For the small-chassis Triumph lower A-arms, d1+d2 = 10.125 inches, d2 = 8.5 inches, d1 = 1.625 inches.  For the "lowered" geometry, theta is about 53 degrees.  I constructed a spreadsheet to calculate what free length of coil spring you need for any given rate spring to achieve the target "lowered" front ride height wherein the installed length of the coil is 7 inches, downloadable here:

http://auskellian.com/paul/links_files/spring%20free%20length%20calculator_v7.xls

(note: this is a spring free length and rate calculator for achieving a given target "lowered" ride height and is not a wheel rate calculator)

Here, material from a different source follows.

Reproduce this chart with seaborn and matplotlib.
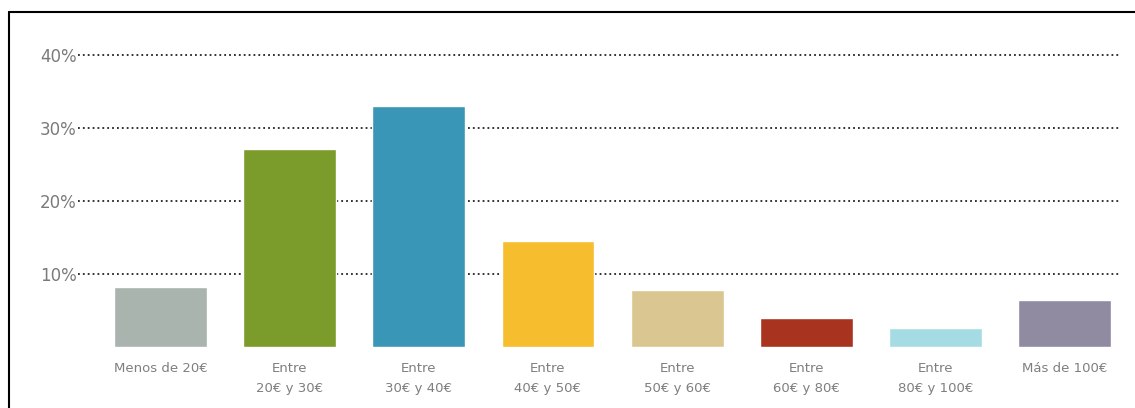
import matplotlib
matplotlib.use("Agg")
import matplotlib.pyplot as plt
import seaborn as sns
import pandas as pd
from matplotlib.lines import Line2D

categories = ["Menos de 20€", "Entre\n20€ y 30€", "Entre\n30€ y 40€", "Entre\n40€ y 50€",
              "Entre\n50€ y 60€", "Entre\n60€ y 80€", "Entre\n80€ y 100€", "Más de 100€"]
values = [8.2, 27.1, 33.0, 14.5, 7.8, 4.0, 2.6, 6.4]
colors = ["#aab4af", "#7b9b2b", "#3a96b6", "#f6bd2e", "#dac690", "#a8331f", "#a5dbe3", "#908ba1"]
yticks = [10, 20, 30, 40]
ytick_labels = ["10%", "20%", "30%", "40%"]

sns.set_theme(style="white")
plt.rcParams['font.family'] = ['DejaVu Sans']

W, H = 1135, 408
fig = plt.figure(figsize=(W / 100, H / 100), dpi=100)
ax = fig.add_axes([78 / W, (H - 347) / H, (1120 - 78) / W, (347 - 40) / H])

df = pd.DataFrame({"cat": categories, "val": values})
sns.barplot(data=df, x="cat", y="val", hue="cat", palette=colors, legend=False,
            width=0.72, ax=ax, saturation=1, zorder=3)

ax.set_xlim(-0.64, 7.43)
ax.set_ylim(0, 42)
ax.set_yticks(yticks)
ax.set_yticklabels(ytick_labels, fontsize=12, color="#7a7a7a")
ax.tick_params(axis="y", length=0, pad=1)
ax.tick_params(axis="x", length=0, pad=11, labelsize=9.5, labelcolor="#7f7f7f")
for t in ax.get_xticklabels():
    t.set_linespacing(1.7)
ax.set_xlabel("")
ax.set_ylabel("")
for s in ax.spines.values():
    s.set_visible(False)
ax.yaxis.grid(True, linestyle=(0, (1, 1.7)), linewidth=1.3, color="#222222", zorder=1)
ax.xaxis.grid(False)
ax.set_axisbelow(True)

# frame border
fig.add_artist(Line2D([9 / W, 9 / W], [0, (H - 12) / H], color="black", lw=1.5, transform=fig.transFigure))
fig.add_artist(Line2D([9 / W, 1], [(H - 12) / H, (H - 12) / H], color="black", lw=1.5, transform=fig.transFigure))

fig.savefig("out.png", dpi=100)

You can see that 10 inch, 250 lb/in springs and 9 inch, 350 lb/in springs are whole-inch free length solutions for later Spitfires with non-adjustable spring seat dampers (compare with TT4302 330 lb/in springs).  If you use springs stiffer than 350 lb/in, then either go with 8 inch free length ones and use shims to adjust height (preferably under the spring on the bottom spring seat rather than above the spring on top of the spring seat in order to retain full damper travel) or use 9 inch free length ones and live with a little less net lowering.  Of course, with adjustable spring seat dampers, you have lots of flexibility, in which case it's good to go with 9 inch free length springs for 350 lb/in and stiffer and then adjust the spring seat to dial-in the desired ride height.